__WORK TO COMPLETE__
Copy out the data below as written; omit any images.

____

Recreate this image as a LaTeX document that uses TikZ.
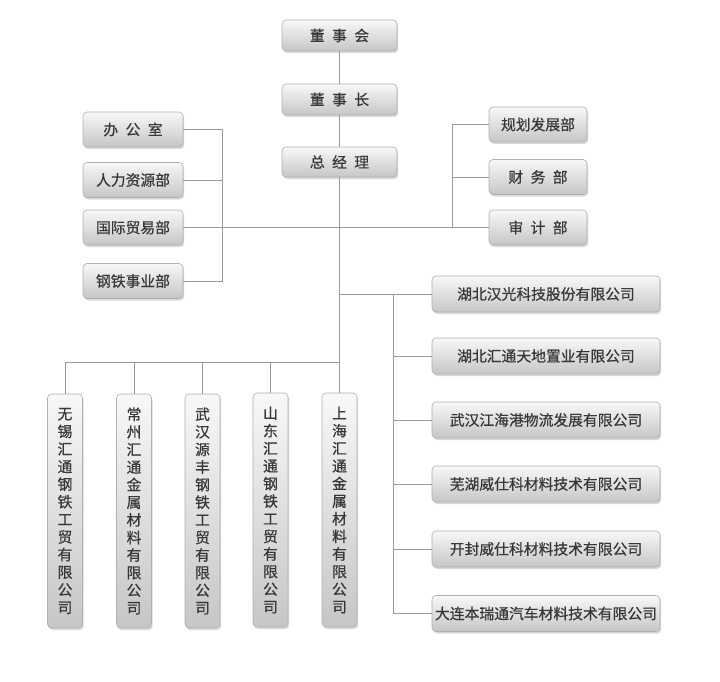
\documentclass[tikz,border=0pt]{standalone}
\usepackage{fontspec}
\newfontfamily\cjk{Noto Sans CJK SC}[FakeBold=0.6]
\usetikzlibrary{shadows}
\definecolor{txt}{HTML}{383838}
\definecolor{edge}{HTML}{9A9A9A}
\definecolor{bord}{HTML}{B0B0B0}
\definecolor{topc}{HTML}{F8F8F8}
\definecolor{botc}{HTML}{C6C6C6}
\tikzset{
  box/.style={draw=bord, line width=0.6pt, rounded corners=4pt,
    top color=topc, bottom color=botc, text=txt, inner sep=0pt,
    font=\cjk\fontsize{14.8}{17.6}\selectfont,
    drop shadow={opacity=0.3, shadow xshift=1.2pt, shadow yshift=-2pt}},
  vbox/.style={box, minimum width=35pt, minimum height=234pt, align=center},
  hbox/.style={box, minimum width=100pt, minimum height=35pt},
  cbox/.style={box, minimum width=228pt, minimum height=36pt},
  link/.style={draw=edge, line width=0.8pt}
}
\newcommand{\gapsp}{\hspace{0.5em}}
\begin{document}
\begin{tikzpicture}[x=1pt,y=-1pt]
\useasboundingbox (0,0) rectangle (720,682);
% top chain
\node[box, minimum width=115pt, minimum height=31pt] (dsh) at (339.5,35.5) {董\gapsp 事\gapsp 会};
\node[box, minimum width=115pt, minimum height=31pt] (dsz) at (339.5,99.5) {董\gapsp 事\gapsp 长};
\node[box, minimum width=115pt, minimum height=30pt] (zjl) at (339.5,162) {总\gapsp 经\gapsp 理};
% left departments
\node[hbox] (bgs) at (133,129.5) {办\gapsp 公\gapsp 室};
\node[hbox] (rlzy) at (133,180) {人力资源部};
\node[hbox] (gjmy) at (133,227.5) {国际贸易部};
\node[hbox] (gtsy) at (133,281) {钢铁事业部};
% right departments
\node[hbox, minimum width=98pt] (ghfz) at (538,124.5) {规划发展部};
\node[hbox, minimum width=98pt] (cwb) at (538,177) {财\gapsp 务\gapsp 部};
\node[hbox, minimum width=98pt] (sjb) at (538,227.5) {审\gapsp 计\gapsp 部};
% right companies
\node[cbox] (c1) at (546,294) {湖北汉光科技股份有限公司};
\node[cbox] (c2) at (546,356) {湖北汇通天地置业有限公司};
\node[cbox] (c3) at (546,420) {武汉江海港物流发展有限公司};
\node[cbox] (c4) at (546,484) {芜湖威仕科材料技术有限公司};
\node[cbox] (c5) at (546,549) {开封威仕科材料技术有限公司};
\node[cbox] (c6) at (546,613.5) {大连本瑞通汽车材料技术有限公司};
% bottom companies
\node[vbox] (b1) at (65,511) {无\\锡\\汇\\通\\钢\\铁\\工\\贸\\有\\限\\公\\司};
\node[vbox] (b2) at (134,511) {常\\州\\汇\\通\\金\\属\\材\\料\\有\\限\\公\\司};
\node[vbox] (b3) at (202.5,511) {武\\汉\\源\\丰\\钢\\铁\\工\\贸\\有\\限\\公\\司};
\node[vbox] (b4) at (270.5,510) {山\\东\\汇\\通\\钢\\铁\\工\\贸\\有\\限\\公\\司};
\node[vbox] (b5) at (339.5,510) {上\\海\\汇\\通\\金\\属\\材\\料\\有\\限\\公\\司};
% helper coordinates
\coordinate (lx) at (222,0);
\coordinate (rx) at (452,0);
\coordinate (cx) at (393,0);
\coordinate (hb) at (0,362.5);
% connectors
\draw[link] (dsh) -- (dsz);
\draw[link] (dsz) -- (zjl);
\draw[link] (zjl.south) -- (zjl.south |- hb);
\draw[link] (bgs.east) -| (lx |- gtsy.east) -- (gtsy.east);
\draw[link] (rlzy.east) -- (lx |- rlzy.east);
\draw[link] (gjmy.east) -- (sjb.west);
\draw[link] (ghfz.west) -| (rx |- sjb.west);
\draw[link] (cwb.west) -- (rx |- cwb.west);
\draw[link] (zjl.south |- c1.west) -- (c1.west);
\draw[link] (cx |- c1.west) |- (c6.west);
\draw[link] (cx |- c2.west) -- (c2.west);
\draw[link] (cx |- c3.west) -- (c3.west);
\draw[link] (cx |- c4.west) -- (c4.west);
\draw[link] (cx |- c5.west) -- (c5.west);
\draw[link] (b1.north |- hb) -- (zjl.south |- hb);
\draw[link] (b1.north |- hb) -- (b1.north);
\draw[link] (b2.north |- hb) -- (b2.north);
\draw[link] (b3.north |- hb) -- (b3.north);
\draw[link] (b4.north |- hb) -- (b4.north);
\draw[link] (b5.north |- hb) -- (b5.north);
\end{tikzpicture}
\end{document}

____

__CORRECT RESULT__
Recreate this image as a LaTeX document that uses TikZ.
\documentclass[tikz,border=0pt]{standalone}
\usepackage{fontspec}
\newfontfamily\cjk{Noto Sans CJK SC}[FakeBold=0.6]
\usetikzlibrary{shadows}
\definecolor{txt}{HTML}{383838}
\definecolor{edge}{HTML}{9A9A9A}
\definecolor{bord}{HTML}{B0B0B0}
\definecolor{topc}{HTML}{F8F8F8}
\definecolor{botc}{HTML}{C6C6C6}
\tikzset{
  box/.style={draw=bord, line width=0.6pt, rounded corners=4pt,
    top color=topc, bottom color=botc, text=txt, inner sep=0pt,
    font=\cjk\fontsize{14.8}{17.6}\selectfont,
    drop shadow={opacity=0.3, shadow xshift=1.2pt, shadow yshift=-2pt}},
  vbox/.style={box, minimum width=35pt, minimum height=234pt, align=center},
  hbox/.style={box, minimum width=100pt, minimum height=35pt},
  cbox/.style={box, minimum width=228pt, minimum height=36pt},
  link/.style={draw=edge, line width=0.8pt}
}
\newcommand{\gapsp}{\hspace{0.5em}}
\begin{document}
\begin{tikzpicture}[x=1pt,y=-1pt]
\useasboundingbox (0,0) rectangle (720,682);
% top chain
\node[box, minimum width=115pt, minimum height=31pt] (dsh) at (339.5,35.5) {董\gapsp 事\gapsp 会};
\node[box, minimum width=115pt, minimum height=31pt] (dsz) at (339.5,99.5) {董\gapsp 事\gapsp 长};
\node[box, minimum width=115pt, minimum height=30pt] (zjl) at (339.5,162) {总\gapsp 经\gapsp 理};
% left departments
\node[hbox] (bgs) at (133,129.5) {办\gapsp 公\gapsp 室};
\node[hbox] (rlzy) at (133,180) {人力资源部};
\node[hbox] (gjmy) at (133,227.5) {国际贸易部};
\node[hbox] (gtsy) at (133,281) {钢铁事业部};
% right departments
\node[hbox, minimum width=98pt] (ghfz) at (538,124.5) {规划发展部};
\node[hbox, minimum width=98pt] (cwb) at (538,177) {财\gapsp 务\gapsp 部};
\node[hbox, minimum width=98pt] (sjb) at (538,227.5) {审\gapsp 计\gapsp 部};
% right companies
\node[cbox] (c1) at (546,294) {湖北汉光科技股份有限公司};
\node[cbox] (c2) at (546,356) {湖北汇通天地置业有限公司};
\node[cbox] (c3) at (546,420) {武汉江海港物流发展有限公司};
\node[cbox] (c4) at (546,484) {芜湖威仕科材料技术有限公司};
\node[cbox] (c5) at (546,549) {开封威仕科材料技术有限公司};
\node[cbox] (c6) at (546,613.5) {大连本瑞通汽车材料技术有限公司};
% bottom companies
\node[vbox] (b1) at (65,511) {无\\锡\\汇\\通\\钢\\铁\\工\\贸\\有\\限\\公\\司};
\node[vbox] (b2) at (134,511) {常\\州\\汇\\通\\金\\属\\材\\料\\有\\限\\公\\司};
\node[vbox] (b3) at (202.5,511) {武\\汉\\源\\丰\\钢\\铁\\工\\贸\\有\\限\\公\\司};
\node[vbox] (b4) at (270.5,510) {山\\东\\汇\\通\\钢\\铁\\工\\贸\\有\\限\\公\\司};
\node[vbox] (b5) at (339.5,510) {上\\海\\汇\\通\\金\\属\\材\\料\\有\\限\\公\\司};
% helper coordinates
\coordinate (lx) at (222,0);
\coordinate (rx) at (452,0);
\coordinate (cx) at (393,0);
\coordinate (hb) at (0,362.5);
% connectors
\draw[link] (dsh) -- (dsz);
\draw[link] (dsz) -- (zjl);
\draw[link] (zjl.south) -- (zjl.south |- hb);
\draw[link] (bgs.east) -| (lx |- gtsy.east) -- (gtsy.east);
\draw[link] (rlzy.east) -- (lx |- rlzy.east);
\draw[link] (gjmy.east) -- (sjb.west);
\draw[link] (ghfz.west) -| (rx |- sjb.west);
\draw[link] (cwb.west) -- (rx |- cwb.west);
\draw[link] (zjl.south |- c1.west) -- (c1.west);
\draw[link] (cx |- c1.west) |- (c6.west);
\draw[link] (cx |- c2.west) -- (c2.west);
\draw[link] (cx |- c3.west) -- (c3.west);
\draw[link] (cx |- c4.west) -- (c4.west);
\draw[link] (cx |- c5.west) -- (c5.west);
\draw[link] (b1.north |- hb) -- (zjl.south |- hb);
\draw[link] (b1.north |- hb) -- (b1.north);
\draw[link] (b2.north |- hb) -- (b2.north);
\draw[link] (b3.north |- hb) -- (b3.north);
\draw[link] (b4.north |- hb) -- (b4.north);
\draw[link] (b5.north |- hb) -- (b5.north);
\end{tikzpicture}
\end{document}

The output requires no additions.